Fielddataedit

Our final topic in this chapter is about an internal aspect of Elasticsearch. While we don’t demonstrate any new techniques here, fielddata is an important topic that we will refer to repeatedly, and is something that you should be aware of.

When you sort on a field, Elasticsearch needs access to the value of that field for every document that matches the query. The inverted index, which performs very well when searching, is not the ideal structure for sorting on field values:

  • When searching, we need to be able to map a term to a list of documents.
  • When sorting, we need to map a document to its terms. In other words, we need to “uninvert” the inverted index.

To make sorting efficient, Elasticsearch loads all the values for the field that you want to sort on into memory. This is referred to as fielddata.

Elasticsearch doesn’t just load the values for the documents that matched a particular query. It loads the values from every document in your index, regardless of the document type.
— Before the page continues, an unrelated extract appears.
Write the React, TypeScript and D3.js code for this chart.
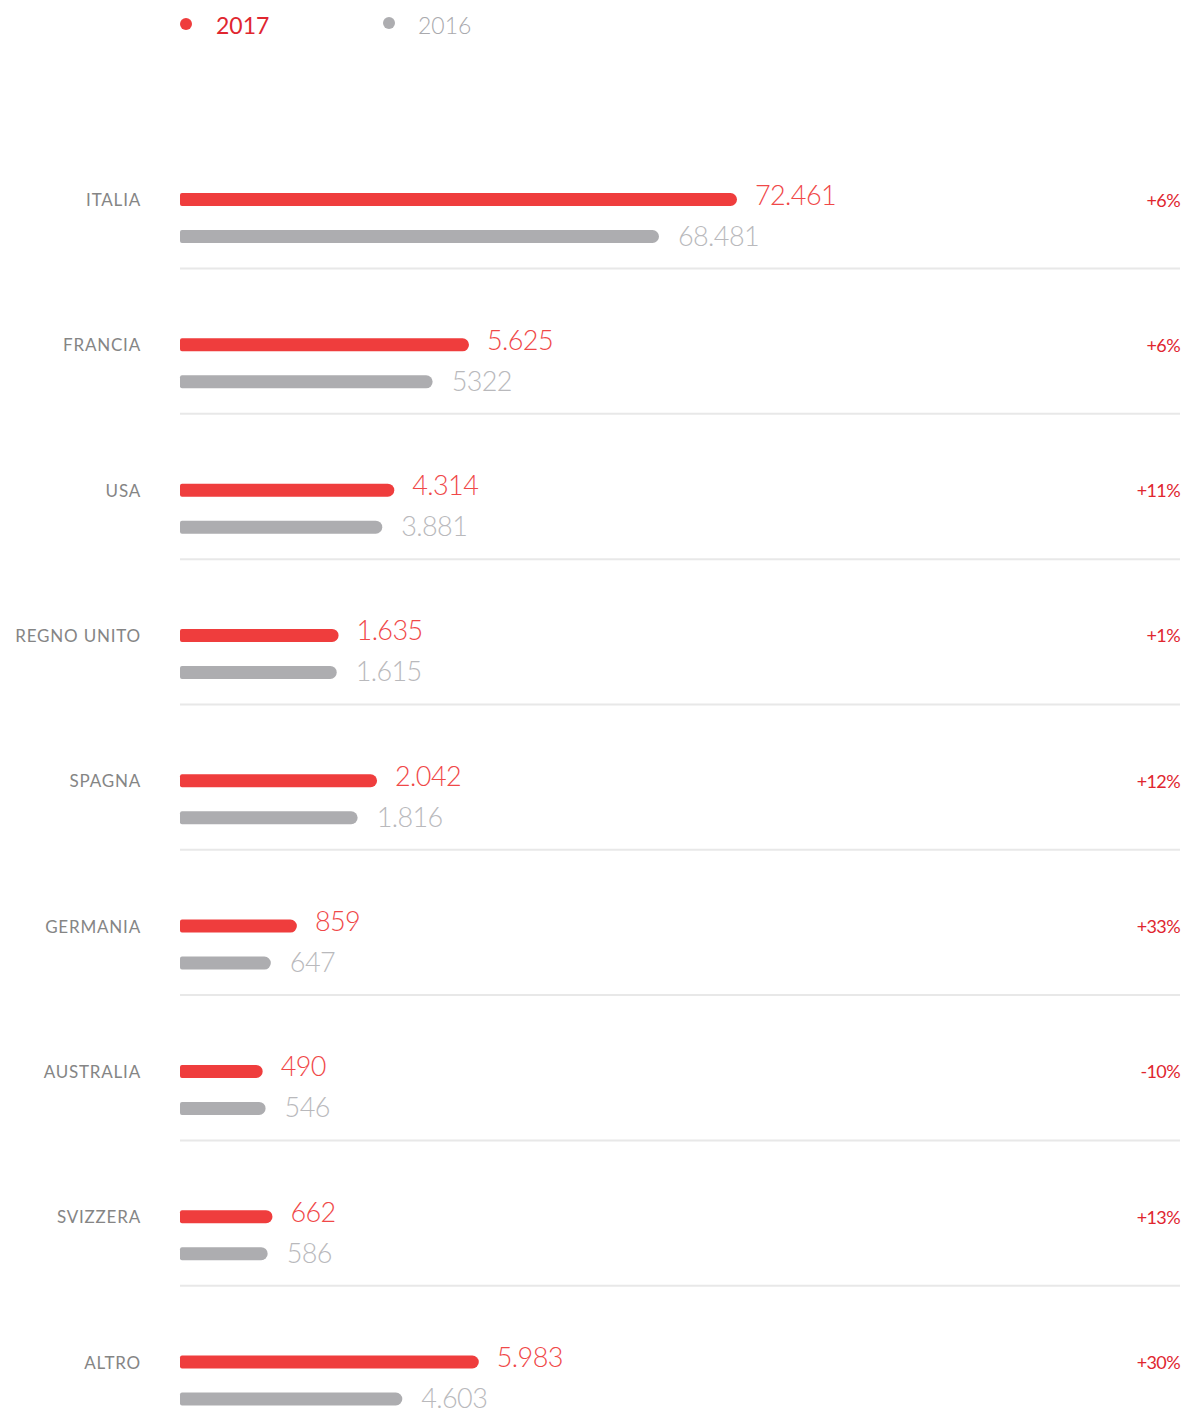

The reason that Elasticsearch loads all values into memory is that uninverting the index from disk is slow. Even though you may need the values for only a few docs for the current request, you will probably need access to the values for other docs on the next request, so it makes sense to load all the values into memory at once, and to keep them there.

Fielddata is used in several places in Elasticsearch:

  • Sorting on a field
  • Aggregations on a field
  • Certain filters (for example, geolocation filters)
  • Scripts that refer to fields

Clearly, this can consume a lot of memory, especially for high-cardinality string fields—​string fields that have many unique values—​like the body of an email. Fortunately, insufficient memory is a problem that can be solved by horizontal scaling, by adding more nodes to your cluster.

For now, all you need to know is what fielddata is, and to be aware that it can be memory hungry. Later, we will show you how to determine the amount of memory that fielddata is using, how to limit the amount of memory that is available to it, and how to preload fielddata to improve the user experience.